Why toddle when you can fly?
Last month I owned up to the peculiar extraterrestrial fantasies of my childhood. A new article has now stirred up another half-forgotten early memory.
New writer to Paranormal, Mark Salmon, got in touch with several ideas for features, one of which really hit home with me. Mark told me he had discovered that large numbers of people shared a similar, inexplicable memory: of having floated down the stairs when they were children. And he’s one of them: he can recall drifting down stairs that had been secured by a child-gate when he was an infant barely able to stand up.
My younger brother shared this talent. I remember seeing him float down stairs when he was a toddler, his little pink feet never touching a single step. I guess I would have been five or six at the time. Reminding Stuart of this extraordinary incident, he surprised me by saying he was sure it was no isolated occurrence; indeed he went further.
‘I don’t think I needed to actually walk down the stairs until I was about five or six,’ he said. Ulp!
So, is this a new phenomenon Mark has uncovered? Are there many more people who can recall being able to defy gravity as infants? Can anyone recall floating upstairs – surely that bit more difficult? (What am I saying? This job is giving me a really skewed perspective on things!) Anyway, if any reader can shed more light on this remarkable subject, do please get in touch.
Flight is something of a theme this issue. ‘Eye-opener’ showcases photographs of levitating people and objects. Ten pages are devoted to horrible half-human winged things, thanks to Jon Downes and Janet Bord. Dr Karl Shuker discusses the intriguing idea that UFOs might be luminous creatures floating in the Earth’s upper atmosphere.
Back down to earth – kind of – Nick Redfern completes his two-part article on ‘shape-shifters’ by focussing on were-cats and spirits which take on animal form after death. And don’t miss Jerry Glover’s informative article on Spontaneous Human Combustion, in which he successfully argues that the cause of this most gruesome of phenomena is far from solved.
My own contribution is a short one on a scarce category of spook, the ghost bird. In this I mention the fact that certain birds were once seen as bad omens: for example, it was considered very unlucky if a crow came down your chimney. Which brings me to another anecdote (sorry).

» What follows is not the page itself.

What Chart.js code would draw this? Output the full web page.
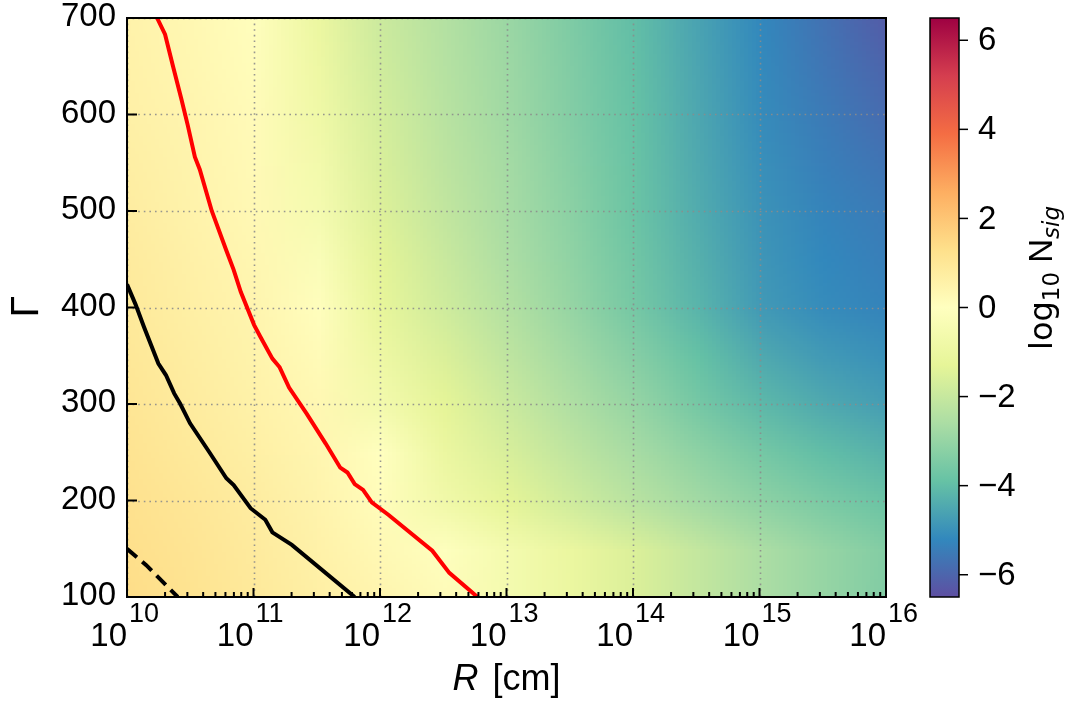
<!DOCTYPE html>
<html>
<head>
<meta charset="utf-8">
<script src="https://cdn.jsdelivr.net/npm/chart.js@4.4.0/dist/chart.umd.min.js"></script>
<style>
  html, body { margin: 0; padding: 0; background: #fff; }
  #wrap { width: 1070px; height: 702px; }
</style>
</head>
<body>
<div id="wrap"><canvas id="chart" width="1070" height="702"></canvas></div>
<script>
// grid nodes of the colour map: log10 R (columns) and Gamma (rows, top to bottom)
const rExp = [10, 10.5, 11, 11.5, 12, 12.5, 13, 13.5, 14, 14.5, 15, 15.5, 16];
const gammaRows = [700, 650, 600, 550, 500, 450, 400, 350, 300, 250, 200, 150, 100];

// log10 N_sig, one row per Gamma
const logNsig = [
    [0.50, 0.30, 0.05, -1.00, -1.90, -2.40, -2.90, -3.45, -4.00, -4.60, -5.20, -5.70, -6.20],
    [0.55, 0.35, 0.10, -0.90, -1.80, -2.35, -2.85, -3.40, -3.95, -4.55, -5.15, -5.60, -6.00],
    [0.60, 0.40, 0.15, -0.80, -1.70, -2.30, -2.80, -3.35, -3.90, -4.50, -5.10, -5.50, -5.85],
    [0.68, 0.45, 0.20, -0.65, -1.60, -2.20, -2.72, -3.28, -3.85, -4.45, -5.02, -5.40, -5.65],
    [0.75, 0.50, 0.25, -0.50, -1.50, -2.10, -2.65, -3.20, -3.80, -4.40, -4.95, -5.30, -5.50],
    [0.82, 0.58, 0.32, -0.25, -1.35, -1.95, -2.55, -3.10, -3.70, -4.30, -4.88, -5.20, -5.40],
    [0.90, 0.65, 0.40, 0.05, -1.20, -1.80, -2.40, -3.00, -3.60, -4.20, -4.80, -5.10, -5.30],
    [0.98, 0.72, 0.48, 0.18, -0.90, -1.55, -2.15, -2.75, -3.30, -3.90, -4.45, -4.80, -5.00],
    [1.05, 0.80, 0.55, 0.30, -0.60, -1.30, -1.90, -2.50, -3.00, -3.60, -4.10, -4.45, -4.70],
    [1.12, 0.90, 0.65, 0.38, 0.00, -1.00, -1.60, -2.15, -2.65, -3.15, -3.60, -4.00, -4.25],
    [1.20, 1.00, 0.75, 0.45, 0.10, -0.75, -1.30, -1.80, -2.30, -2.75, -3.15, -3.50, -3.80],
    [1.28, 1.08, 0.82, 0.55, 0.25, -0.05, -0.55, -1.05, -1.55, -2.05, -2.55, -3.00, -3.35],
    [1.35, 1.15, 0.90, 0.65, 0.40, 0.15, -0.55, -1.00, -1.55, -2.05, -2.55, -3.00, -3.40]
];

// contour lines (R in cm, Gamma)
const redR = [1.73e10, 2.00e10, 2.31e10, 2.69e10, 3.02e10, 3.44e10, 3.76e10, 4.68e10, 6.10e10, 6.97e10, 7.94e10,
    1.01e11, 1.13e11, 1.41e11, 1.61e11, 1.91e11, 2.63e11, 3.72e11, 4.85e11, 5.53e11, 6.31e11, 7.35e11, 8.61e11,
    1.17e12, 2.59e12, 3.53e12, 5.90e12];
const redG = [700, 683, 650, 616, 589, 556, 543, 500, 459, 439, 416,
    382, 370, 347, 338, 317, 290, 259, 234, 229, 217, 211, 198,
    185, 148, 125, 100];
const blackR = [1.00e10, 1.17e10, 1.36e10, 1.77e10, 2.03e10, 2.36e10, 2.64e10, 3.15e10, 4.48e10, 6.10e10, 6.97e10,
    9.48e10, 1.24e11, 1.41e11, 2.01e11, 6.31e11];
const blackG = [424, 403, 380, 342, 330, 311, 300, 280, 250, 223, 216, 192, 180, 167, 154, 100];
const dashR = [1.00e10, 1.42e10, 2.52e10];
const dashG = [150, 133, 100];

// axis ticks
const xTickExp = [10, 11, 12, 13, 14, 15, 16];
const yTicks = [100, 200, 300, 400, 500, 600, 700];
const cbTicks = [-6, -4, -2, 0, 2, 4, 6];
const cbMin = -6.5, cbMax = 6.5;

// matplotlib Spectral, reversed when used
const SPECTRAL = [
    [158, 1, 66], [213, 62, 79], [244, 109, 67], [253, 174, 97], [254, 224, 139], [255, 255, 191],
    [230, 245, 152], [171, 221, 164], [102, 194, 165], [50, 136, 189], [94, 79, 162]
];

function spectralR(v) {
    let t = 1 - (v - cbMin) / (cbMax - cbMin);
    t = Math.min(1, Math.max(0, t));
    const p = t * 10;
    const k = Math.min(9, Math.floor(p));
    const f = p - k;
    const a = SPECTRAL[k], b = SPECTRAL[k + 1];
    return a.map((c, i) => Math.round(c + (b[i] - c) * f));
}

const toPoints = (xs, ys) => xs.map((v, i) => ({ x: v, y: ys[i] }));
const FONT = '"Liberation Sans", Arial, sans-serif';

const heatmap = {
    id: 'heatmap',
    beforeDatasetsDraw(chart) {
        const { ctx, chartArea: a, scales: { x, y } } = chart;
        const cols = rExp.length, rows = gammaRows.length;
        const off = document.createElement('canvas');
        off.width = cols;
        off.height = rows;
        const octx = off.getContext('2d');
        const img = octx.createImageData(cols, rows);
        for (let j = 0; j < rows; j++) {
            for (let i = 0; i < cols; i++) {
                const c = spectralR(logNsig[j][i]);
                const k = (j * cols + i) * 4;
                img.data[k] = c[0];
                img.data[k + 1] = c[1];
                img.data[k + 2] = c[2];
                img.data[k + 3] = 255;
            }
        }
        octx.putImageData(img, 0, 0);

        // each node sits at the centre of its pixel
        const hx = (rExp[1] - rExp[0]) / 2;
        const hg = (gammaRows[0] - gammaRows[1]) / 2;
        const left = x.getPixelForValue(10 ** (rExp[0] - hx));
        const right = x.getPixelForValue(10 ** (rExp[cols - 1] + hx));
        const top = y.getPixelForValue(gammaRows[0] + hg);
        const bottom = y.getPixelForValue(gammaRows[rows - 1] - hg);

        ctx.save();
        ctx.beginPath();
        ctx.rect(a.left, a.top, a.right - a.left, a.bottom - a.top);
        ctx.clip();
        ctx.imageSmoothingEnabled = true;
        ctx.imageSmoothingQuality = 'low';
        ctx.drawImage(off, left, top, right - left, bottom - top);

        // dotted grid
        ctx.strokeStyle = 'rgba(140,140,140,0.9)';
        ctx.lineWidth = 1.6;
        ctx.setLineDash([1.6, 4]);
        xTickExp.forEach(e => {
            const px = Math.round(x.getPixelForValue(10 ** e)) + 0.5;
            ctx.beginPath();
            ctx.moveTo(px, a.top);
            ctx.lineTo(px, a.bottom);
            ctx.stroke();
        });
        yTicks.forEach(g => {
            const py = Math.round(y.getPixelForValue(g)) + 0.5;
            ctx.beginPath();
            ctx.moveTo(a.left, py);
            ctx.lineTo(a.right, py);
            ctx.stroke();
        });
        ctx.restore();
    },
    afterDatasetsDraw(chart) {
        const { ctx, chartArea: a, scales: { x, y, cb } } = chart;
        ctx.save();
        ctx.strokeStyle = '#000';
        ctx.fillStyle = '#000';

        // ticks, pointing inward
        ctx.lineWidth = 2;
        xTickExp.forEach(e => {
            const px = x.getPixelForValue(10 ** e);
            ctx.beginPath();
            ctx.moveTo(px, a.bottom);
            ctx.lineTo(px, a.bottom - 9);
            ctx.stroke();
            if (e < xTickExp[xTickExp.length - 1]) {
                for (let m = 2; m <= 9; m++) {
                    const pm = x.getPixelForValue(m * 10 ** e);
                    ctx.beginPath();
                    ctx.moveTo(pm, a.bottom);
                    ctx.lineTo(pm, a.bottom - 5);
                    ctx.stroke();
                }
            }
        });
        yTicks.forEach(g => {
            const py = y.getPixelForValue(g);
            ctx.beginPath();
            ctx.moveTo(a.left, py);
            ctx.lineTo(a.left + 10, py);
            ctx.stroke();
        });

        // frame
        ctx.lineWidth = 2;
        ctx.strokeRect(a.left, a.top, a.right - a.left, a.bottom - a.top);

        // tick labels
        ctx.font = '33px ' + FONT;
        ctx.textAlign = 'right';
        ctx.textBaseline = 'middle';
        yTicks.forEach(g => ctx.fillText(String(g), 116, y.getPixelForValue(g) - 1));

        xTickExp.forEach(e => {
            const px = x.getPixelForValue(10 ** e);
            ctx.textBaseline = 'alphabetic';
            ctx.textAlign = 'right';
            ctx.font = '33px ' + FONT;
            ctx.fillText('10', px, 646);
            ctx.textAlign = 'left';
            ctx.font = '27px ' + FONT;
            ctx.fillText(String(e), px + 2, 622);
        });

        // axis labels
        ctx.textBaseline = 'alphabetic';
        ctx.textAlign = 'left';
        ctx.font = 'italic 36px ' + FONT;
        const wR = ctx.measureText('R').width;
        ctx.font = '36px ' + FONT;
        const wRest = ctx.measureText(' [cm]').width;
        const cx = (a.left + a.right) / 2;
        const sx = cx - (wR + wRest + 4) / 2;
        ctx.font = 'italic 36px ' + FONT;
        ctx.fillText('R', sx, 690);
        ctx.font = '36px ' + FONT;
        ctx.fillText(' [cm]', sx + wR + 4, 690);

        ctx.save();
        ctx.translate(38, (a.top + a.bottom) / 2);
        ctx.rotate(-Math.PI / 2);
        ctx.textAlign = 'center';
        ctx.font = '38px "DejaVu Sans", sans-serif';
        ctx.fillText('\u0393', 0, 0);
        ctx.restore();

        // colour bar
        const cbL = 930, cbR = 959;
        const cTop = cb.getPixelForValue(cbMax), cBot = cb.getPixelForValue(cbMin);
        const grad = ctx.createLinearGradient(0, cTop, 0, cBot);
        SPECTRAL.forEach((c, k) => grad.addColorStop(k / (SPECTRAL.length - 1), `rgb(${c[0]},${c[1]},${c[2]})`));
        ctx.fillStyle = grad;
        ctx.fillRect(cbL, cTop, cbR - cbL, cBot - cTop);
        ctx.lineWidth = 1.5;
        ctx.strokeStyle = '#000';
        ctx.strokeRect(cbL, cTop, cbR - cbL, cBot - cTop);
        ctx.fillStyle = '#000';
        ctx.font = '33px ' + FONT;
        ctx.textAlign = 'left';
        ctx.textBaseline = 'middle';
        cbTicks.forEach(v => {
            const py = cb.getPixelForValue(v);
            ctx.beginPath();
            ctx.moveTo(cbR, py);
            ctx.lineTo(cbR + 9, py);
            ctx.stroke();
            ctx.fillText(v < 0 ? '\u2212' + Math.abs(v) : String(v), 978, py + 1);
        });

        // colour bar title: log10 N_sig
        ctx.save();
        ctx.translate(1052, 278);
        ctx.rotate(-Math.PI / 2);
        ctx.textBaseline = 'alphabetic';
        ctx.textAlign = 'left';
        const parts = [
            { t: 'log', f: '32px "DejaVu Sans", sans-serif', dy: 0 },
            { t: '10', f: '23px "DejaVu Sans", sans-serif', dy: 7 },
            { t: ' N', f: '33px ' + FONT, dy: 0 },
            { t: 'sig', f: 'italic 23px "DejaVu Sans", sans-serif', dy: 7 }
        ];
        let total = 0;
        parts.forEach(p => { ctx.font = p.f; p.w = ctx.measureText(p.t).width; total += p.w; });
        let px0 = -total / 2;
        parts.forEach(p => {
            ctx.font = p.f;
            ctx.fillText(p.t, px0, p.dy);
            px0 += p.w;
        });
        ctx.restore();

        ctx.restore();
    }
};

new Chart(document.getElementById('chart').getContext('2d'), {
    type: 'scatter',
    data: {
        datasets: [
            {
                label: 'red',
                data: toPoints(redR, redG),
                showLine: true,
                borderColor: '#ff0000',
                borderWidth: 4,
                pointRadius: 0,
                tension: 0
            },
            {
                label: 'black',
                data: toPoints(blackR, blackG),
                showLine: true,
                borderColor: '#000000',
                borderWidth: 4,
                pointRadius: 0,
                tension: 0
            },
            {
                label: 'black dashed',
                data: toPoints(dashR, dashG),
                showLine: true,
                borderColor: '#000000',
                borderWidth: 4,
                borderDash: [13, 7],
                pointRadius: 0,
                tension: 0
            }
        ]
    },
    options: {
        responsive: false,
        devicePixelRatio: 1,
        animation: false,
        layout: { padding: { top: 18, left: 0, right: 0, bottom: 0 } },
        plugins: { legend: { display: false }, tooltip: { enabled: false } },
        scales: {
            x: {
                type: 'logarithmic',
                position: 'bottom',
                min: 1e10,
                max: 1e16,
                ticks: { display: false },
                grid: { display: false },
                border: { display: false },
                afterFit: s => { s.height = 105; }
            },
            y: {
                type: 'linear',
                position: 'left',
                min: 100,
                max: 700,
                ticks: { display: false },
                grid: { display: false },
                border: { display: false },
                afterFit: s => { s.width = 127; }
            },
            cb: {
                type: 'linear',
                position: 'right',
                min: cbMin,
                max: cbMax,
                ticks: { display: false },
                grid: { display: false },
                border: { display: false },
                afterFit: s => { s.width = 184; }
            }
        }
    },
    plugins: [heatmap]
});
</script>
</body>
</html>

When I lived in a rustic cottage a few miles from the Paranormal offices some years ago, I heard quite a lot of scraping and scratching coming down my chimney, but I assumed it was just soot. The chimney ended in a metal pipe which connected to a closed, pot-bellied wood-burning stove. Several hours after the ‘soot’ had ceased to fall, I opened the flap on the stove and gave it a good prod inside with a poker, assuming that it was full of rubbish. But nope, it seemed completely clean. I rattled the poker around inside just to make sure, then removed it.
Seconds later, a dusty jackdaw emerged from the darkness. It squeezed through the aperture and perched blinking on the rim. How I missed it with the poker I do not know but the bird’s sudden appearance was so uncanny that I dropped it on my foot in surprise. Fortunately, the crow didn’t croak out ‘Nevermore’, or I might not be here today to tell you the story. In fact, the only ‘unlucky’ result of the adventure was getting loads of sooty claw marks all over my walls while attempting to shoo it outside.